'No dirty money' PNP treasurer avoids soiled funders

Published: Sunday | September 20, 2009



Golding

DESPITE THE tight fiscal constraints under which the People's National Party (PNP) is staging its 71st annual conference this weekend, dirty money is playing no part in financing the activities, claims party treasurer Mark Golding.

"I have adopted a clean-money policy. I don't want any donation from Ponzi schemes or drug kingpins. The people who I have approached are people who I believe are reputable," Golding tells The Sunday Gleaner.

The PNP treasurer says the posture he has adopted must not be read as a deviation from what has happened in the past.

According to Golding, he has never received information on previous donors to the PNP. He insists that the decision to carefully choose donors was a personal one.

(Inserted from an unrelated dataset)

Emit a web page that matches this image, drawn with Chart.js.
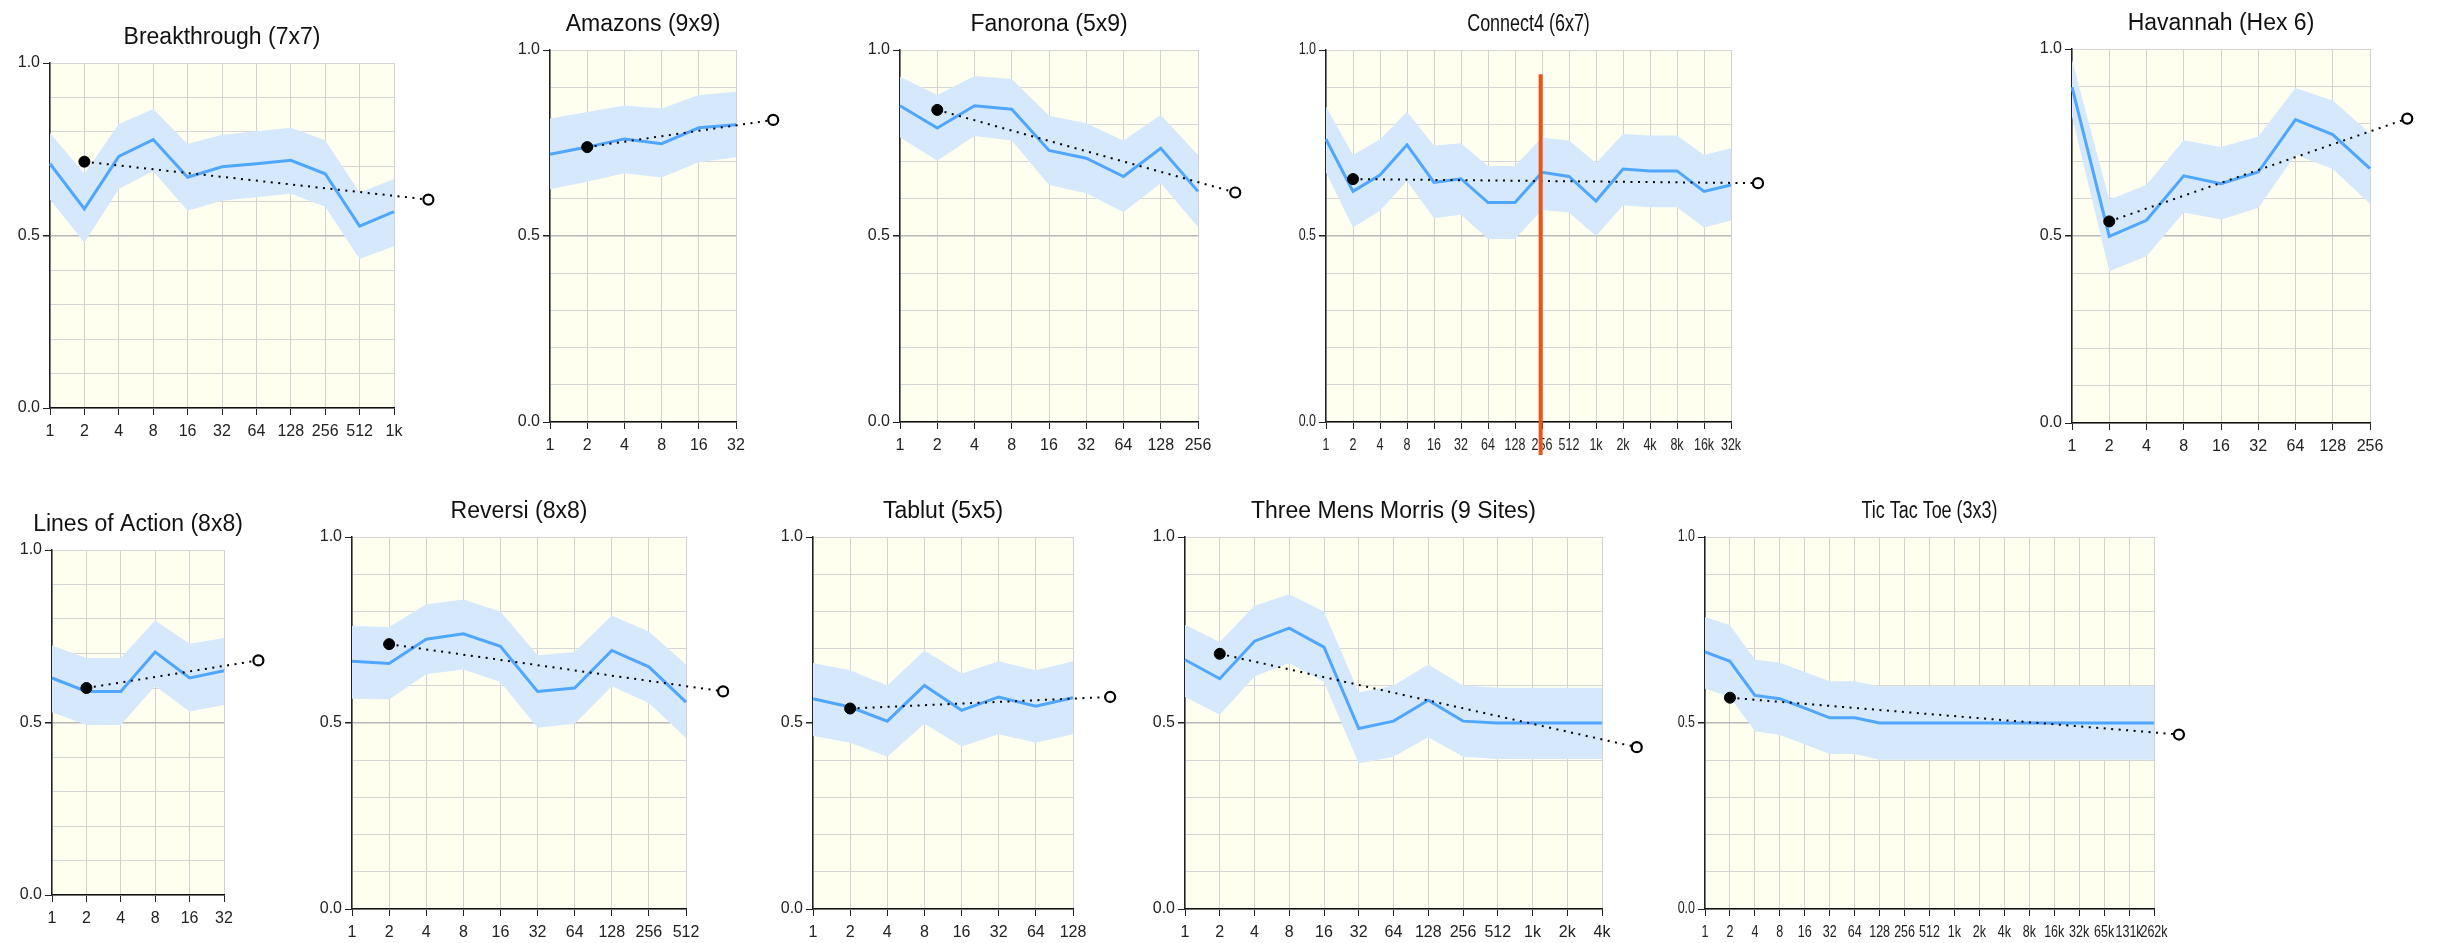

"I have approached people who I know or think might be sympathetic to what we are trying to achieve," Golding says.

corruption

In November 2006, pollster Bill Johnson found that the then governing PNP was losing ground because of the perception of corruption in its ranks. In March of that year, Johnson found that 52 per cent of the electorate had indicated that they would give the nod to the PNP to be returned as governing party, while a moderate 26 per cent lined up behind the then opposition Jamaica Labour Party (JLP).

However, by November, the PNP's fortunes dipped by 20 per cent while JLP support jumped to 32 per cent. The change came on the heels of a major ground campaign across the island by the then opposition Jamaica Labour Party (JLP), as well as the Trafigura controversy into which the PNP was plunged.

Trafigura Beheer, which was contracted by the Jamaican Government to trade Nigerian crude oil, had made a donation of $31 million to the PNP. The incident became known as the 'Trafigura Scandal'.

The PNP eventually lost the 2007 general election to the JLP. PNP members claimed that they were outspent by as much as 10:1, and the party remained cognisant that its funding sources were critical to the survival of the organisation.

Trafigura affair

In April 2007, then PNP treasurer, Roger Clarke, told this newspaper that the party was hurting from the Trafigura affair.

"With all the scare about Trafigura, nobody wants to come forth with any kind of contribution lest their names be called," Clarke said then.

He said, however, that the challenge of funding was not insurmountable and promised that it was "not something that we have not been able to work our way out of."

On Wednesday, the new PNP treasurer said that the party was in a position to stage its annual conference.

"It is a budget that is in keeping with the difficulties of the time, but it has enabled us to put together a conference that achieves the objectives that we have," Golding says.

He tells The Sunday Gleaner that the party has "always tried to avoid being beholden to unsavoury elements" and that was something he intended to preserve.